Hugo (Butterfield) is a young boy who loses his father in a fire and is taught how to run the Paris train station clock by his uncle. When his uncle disappears, he is left to fend for himself, stealing breakfast pastries to eat and tools to make sure the clock keeps working.

There is a nasty station inspector (played annoyingly by Sacha Baron Cohen) who is anxious to send Hugo (and any other unaccompanied children) to the orphanage; there's also a true friend found in Isabelle (Chloe Grace Moertz), a girl who is being raised by a nearby toy booth owner Georges (Kingsley) and his wife.

In this small cluster of characters, through a museum piece Hugo is working hard to fix (it was his dad's last pet project before his passing), we are taken back to the beginning of film and the importance of not letting go of our passions.

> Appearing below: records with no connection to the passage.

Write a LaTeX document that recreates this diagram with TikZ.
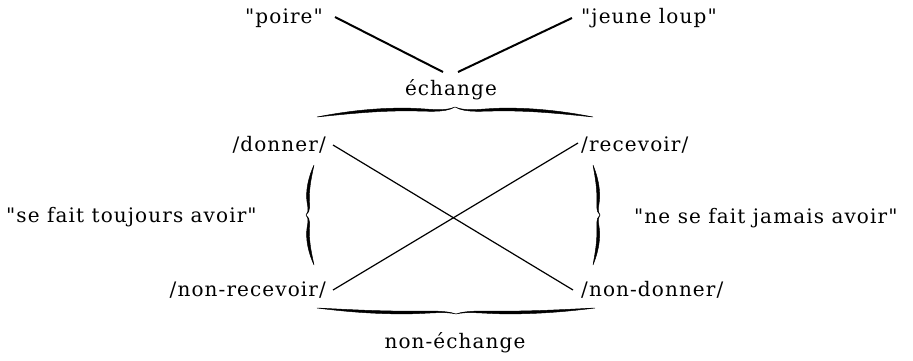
\documentclass[tikz,border=0pt]{standalone}
\usepackage{fontspec}
\setmainfont{DejaVu Serif}[Ligatures=TeXOff, LetterSpace=5.5]
\newcommand\halfbrace[2]{%
  \filldraw[line width=0.45pt]
    (0,0) .. controls (0.12*#1,0.55*#2+1.0) and (0.22*#1,0.75*#2+1.5) .. (0.32*#1,0.75*#2+1.4)
    .. controls (0.40*#1,0.75*#2+1.2) and (0.46*#1,0.45*#2+0.4) .. (0.5*#1,#2)
    .. controls (0.46*#1,0.40*#2-0.4) and (0.40*#1,0.75*#2-1.2) .. (0.32*#1,0.75*#2-1.4)
    .. controls (0.22*#1,0.75*#2-1.4) and (0.12*#1,0.45*#2-1.0) .. (0,0) -- cycle;}
\tikzset{
  pics/fbrace/.style n args={2}{code={%
    \halfbrace{#1}{#2}%
    \begin{scope}[shift={(#1,0)},xscale=-1]\halfbrace{#1}{#2}\end{scope}}},
  lbl/.style={inner sep=0pt, font=\fontsize{20}{24}\selectfont},
  thickline/.style={line width=2pt},
  crossline/.style={line width=1.2pt}
}
\begin{document}
\begin{tikzpicture}[x=1pt,y=1pt]
\useasboundingbox (0,0) rectangle (913,360);
% labels
\node[lbl] (poire) at (284,342) {"poire"};
\node[lbl,anchor=west] (loup) at (581,342) {"jeune loup"};
\node[lbl] (ech) at (451,270) {échange};
\node[lbl,anchor=east] (donner) at (326,215) {/donner/};
\node[lbl,anchor=west] (recevoir) at (581,215) {/recevoir/};
\node[lbl,anchor=east] (nonrec) at (326,70) {/non-recevoir/};
\node[lbl,anchor=west] (nondon) at (581,70) {/non-donner/};
\node[lbl] (nonech) at (455,17) {non-échange};
\node[lbl,anchor=west] (toujours) at (6,143) {"se fait toujours avoir"};
\node[lbl,anchor=west] (jamais) at (634,142) {"ne se fait jamais avoir"};
% connector ends
\coordinate (pa) at (335,343);
\coordinate (pb) at (443,288);
\coordinate (la) at (572,342);
\coordinate (lb) at (458,288);
\coordinate (da) at (333,215);
\coordinate (db) at (573,70);
\coordinate (ra) at (333,70);
\coordinate (rb) at (578,217);
\draw[thickline] (pa) -- (pb);
\draw[thickline] (la) -- (lb);
\draw[crossline] (da) -- (db);
\draw[crossline] (ra) -- (rb);
% braces
\pic at (317,243) {fbrace={276}{10}};
\pic[yscale=-1] at (317,52) {fbrace={278}{6}};
\pic[rotate=90] at (314,95) {fbrace={100}{8}};
\pic[rotate=-90] at (593,195) {fbrace={100}{7}};
\end{tikzpicture}
\end{document}
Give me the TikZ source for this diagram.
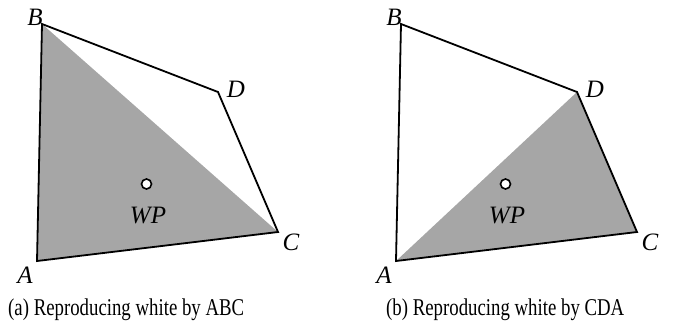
\documentclass[tikz,border=0pt]{standalone}
\usepackage{fontspec}
\setmainfont{Liberation Serif}
\definecolor{fillgray}{RGB}{166,166,166}
\begin{document}
\begin{tikzpicture}[x=1pt,y=-1pt,
  edge/.style={line width=1.8pt,line join=miter},
  lbl/.style={font=\fontsize{25}{26}\selectfont\itshape,inner sep=0pt},
  captext/.style={font=\fontsize{18.8}{20}\selectfont,inner sep=0pt,anchor=base west,yscale=1.28},
  wpdot/.style={circle,draw,line width=1.6pt,fill=white,minimum size=10pt,inner sep=0pt}]
\useasboundingbox (0,0) rectangle (683,333);
% left
\coordinate (lA) at (37,261);
\coordinate (lB) at (42,24);
\coordinate (lC) at (278,232);
\coordinate (lD) at (218,92);
\fill[fillgray] (lA) -- (lB) -- (lC) -- cycle;
\draw[edge] (lA) -- (lB) -- (lD) -- (lC) -- cycle;
\node[wpdot] (lwp) at (146.5,184) {};
\node[lbl] (lwpt) at (148,215) {WP};
\node[lbl] (lBt) at (35,17) {B};
\node[lbl] (lDt) at (236,89) {D};
\node[lbl] (lCt) at (291,242) {C};
\node[lbl] (lAt) at (25,275) {A};
% right
\coordinate (rA) at (396,261);
\coordinate (rB) at (401,24);
\coordinate (rC) at (637,232);
\coordinate (rD) at (577,92);
\fill[fillgray] (rC) -- (rD) -- (rA) -- cycle;
\draw[edge] (rA) -- (rB) -- (rD) -- (rC) -- cycle;
\node[wpdot] (rwp) at (505.5,184) {};
\node[lbl] (rwpt) at (507,215) {WP};
\node[lbl] (rBt) at (394,17) {B};
\node[lbl] (rDt) at (595,89) {D};
\node[lbl] (rCt) at (650,242) {C};
\node[lbl] (rAt) at (384,275) {A};
% captions
\node[captext] (capa) at (8,315) {(a) Reproducing white by ABC};
\node[captext] (capb) at (386,315) {(b) Reproducing white by CDA};
\end{tikzpicture}
\end{document}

To explain how it happens would be to give too much away, but I will say that though I was never bored, I didn't quite see the need for 3D with this story. The heart of the screenplay was strong enough that the few 'wow' effects that were showcased were merely icing on an already yummy cake.

Hugo is sweet and sincere and great for the whole family, but save yourself the extra dollars and see it sans 3D. You'll surely love it all the same.


1 comment:

JG said...

If a filmgoer had approached a film professor twenty years ago and told him or her that Martin Scorsese would one day direct a children's film, said individual would have been laughed out of the classroom. And yet, the man whom many consider the world's greatest living director has managed to craft an imaginative, engaging, and endearing tale -- by far his personal work to date -- fit for all ages. At first consideration, one would peg Scorsese as the last director to helm this picture. But after seeing the film, one realizes that no other director could have made this picture.

A side note: between the monkey in 'The Hangover 2', the equine cast members of 'War Horse', and the dogs in 'The Artist' and 'Hugo', 2011 is responsible for more impressive animal acting than any other year in recent cinema history. Perhaps a special clip compilation for the 84th Academy Awards is in order.